━━━ DATASET RECORDS ━━━

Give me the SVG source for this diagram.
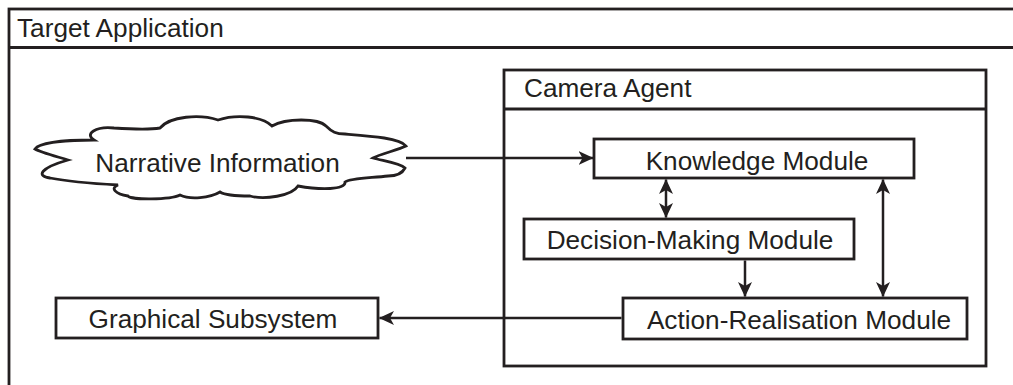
<svg xmlns="http://www.w3.org/2000/svg" width="1013" height="385" viewBox="0 0 1013 385">
<defs>
<style>
.box{fill:#fff;stroke:#231f20;stroke-width:2.8}
.frame{fill:none;stroke:#231f20;stroke-width:2.8}
.t{font-family:"Liberation Sans",Arial,sans-serif;font-size:26.2px;fill:#231f20}
.c{text-anchor:middle}
.conn{fill:none;stroke:#231f20;stroke-width:2.5}
</style>
<marker id="ah" viewBox="0 0 15 14" refX="14.5" refY="7" markerWidth="15" markerHeight="14" markerUnits="userSpaceOnUse" orient="auto-start-reverse">
<path d="M0,0 L15,7 L0,14 L4,7 Z" fill="#231f20"/>
</marker>
</defs>
<rect width="1013" height="385" fill="#fff"/>
<g id="target-application">
<rect class="frame" x="9" y="9" width="1030" height="400"/>
<line class="frame" x1="9" y1="47.5" x2="1013" y2="47.5"/>
<text class="t" x="17" y="37">Target Application</text>
</g>
<g id="camera-agent">
<rect class="frame" x="504" y="70" width="482" height="296"/>
<line class="frame" x1="504" y1="109" x2="986" y2="109"/>
<text class="t" x="524" y="97">Camera Agent</text>
</g>
<g id="narrative-information">
<path class="box" d="M 94,140 C 84,134 96,126 114,128 C 130,129 148,130 160,128 C 170,116 200,114 218,120 C 236,114 262,116 272,126 C 286,118 318,118 326,126 C 332,132 336,134 345,134 C 370,136 400,138 406,146 C 398,150 380,154 373,158 C 384,161 400,163 405,168 C 402,174 396,176 388,176 C 370,178 350,178 345,182 C 346,190 320,190 298,186 C 292,196 264,200 250,196 C 240,196 226,196 220,192 C 210,198 190,200 180,195 C 170,200 130,200 128,196 C 115,194 110,188 118,185 C 100,184 70,182 50,178 C 36,176 40,168 68,160 C 55,156 40,152 35,149 C 40,142 70,140 94,140 Z"/>
<text class="t c" x="217.5" y="172">Narrative Information</text>
</g>
<g id="knowledge-module">
<rect class="box" x="594" y="139" width="320" height="39"/>
<text class="t c" x="757" y="169.5">Knowledge Module</text>
</g>
<g id="decision-making-module">
<rect class="box" x="524" y="219" width="330" height="40"/>
<text class="t c" x="690" y="249">Decision-Making Module</text>
</g>
<g id="action-realisation-module">
<rect class="box" x="623" y="298" width="344" height="41"/>
<text class="t c" x="799" y="329">Action-Realisation Module</text>
</g>
<g id="graphical-subsystem">
<rect class="box" x="56" y="298" width="322" height="40"/>
<text class="t c" x="213" y="327.5">Graphical Subsystem</text>
</g>
<g id="connectors">
<line class="conn" x1="406" y1="158" x2="593" y2="158" marker-end="url(#ah)"/>
<line class="conn" x1="666" y1="179.5" x2="666" y2="217.5" marker-start="url(#ah)" marker-end="url(#ah)"/>
<line class="conn" x1="883" y1="179.5" x2="883" y2="296.5" marker-start="url(#ah)" marker-end="url(#ah)"/>
<line class="conn" x1="745" y1="260.5" x2="745" y2="296.5" marker-end="url(#ah)"/>
<line class="conn" x1="621.5" y1="318" x2="379.5" y2="318" marker-end="url(#ah)"/>
</g>
</svg>
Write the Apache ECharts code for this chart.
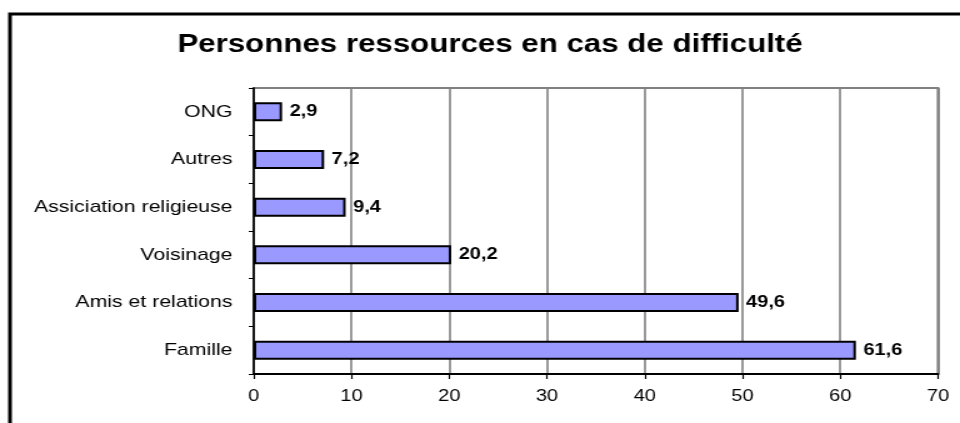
<!DOCTYPE html>
<html>
<head>
<meta charset="utf-8">
<script src="https://cdn.jsdelivr.net/npm/echarts@6/dist/echarts.min.js"></script>
<style>
  html, body { margin: 0; padding: 0; background: #fff; overflow: hidden; }
  /* the reference is a horizontally stretched picture, so draw narrow and stretch */
  #chart { width: 768px; height: 423px; transform: scaleX(1.25); transform-origin: 0 0; }
</style>
</head>
<body>
<div id="chart"></div>
<script>
const categories = ["Famille", "Amis et relations", "Voisinage", "Assiciation religieuse", "Autres", "ONG"];
const values = [61.6, 49.6, 20.2, 9.4, 7.2, 2.9];
const titleText = "Personnes ressources en cas de difficulté";

const chart = echarts.init(document.getElementById("chart"));
const font = "'Liberation Sans', Arial, sans-serif";

chart.setOption({
  animation: false,
  title: {
    text: titleText,
    left: 387,
    textAlign: "center",
    top: 28,
    textStyle: { fontFamily: font, fontSize: 25, fontWeight: "bold", color: "#000" }
  },
  graphic: [
    {
      type: "rect",
      shape: { x: 8, y: 14, width: 900, height: 500 },
      style: { fill: "none", stroke: "#000", lineWidth: 3 },
      z: 100
    }
  ],
  grid: { left: 203, top: 88, right: 17.6, bottom: 49, show: true, borderColor: "#808080", borderWidth: 2 },
  xAxis: {
    type: "value",
    min: 0,
    max: 70,
    interval: 10,
    axisLine: { show: true, lineStyle: { color: "#000", width: 2 } },
    axisTick: { show: true, length: 5, lineStyle: { color: "#000", width: 1.2 } },
    axisLabel: { fontFamily: font, fontSize: 16, color: "#000", margin: 15 },
    splitLine: { show: true, lineStyle: { color: "#808080", width: 1.6 } }
  },
  yAxis: {
    type: "category",
    data: categories,
    axisLine: { show: true, lineStyle: { color: "#000", width: 1.6 } },
    axisTick: { show: true, length: 4, lineStyle: { color: "#000" } },
    axisLabel: { fontFamily: font, fontSize: 17, color: "#000", margin: 17 },
    splitLine: { show: false }
  },
  series: [
    {
      type: "bar",
      data: values,
      barWidth: 19,
      itemStyle: { color: "#9999ff", borderColor: "#000", borderWidth: 2 },
      label: {
        show: true,
        position: "right",
        distance: 6,
        fontFamily: font,
        fontSize: 16,
        fontWeight: "bold",
        color: "#000",
        formatter: (p) => String(p.value).replace(".", ",")
      }
    }
  ]
});
</script>
</body>
</html>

━━━

▸ **CHALLENGE**
Using the records given above, list every line that includes the word "this".

▸ **CORRECT RESULT**
Give me the SVG source for this diagram.
Write the Apache ECharts code for this chart.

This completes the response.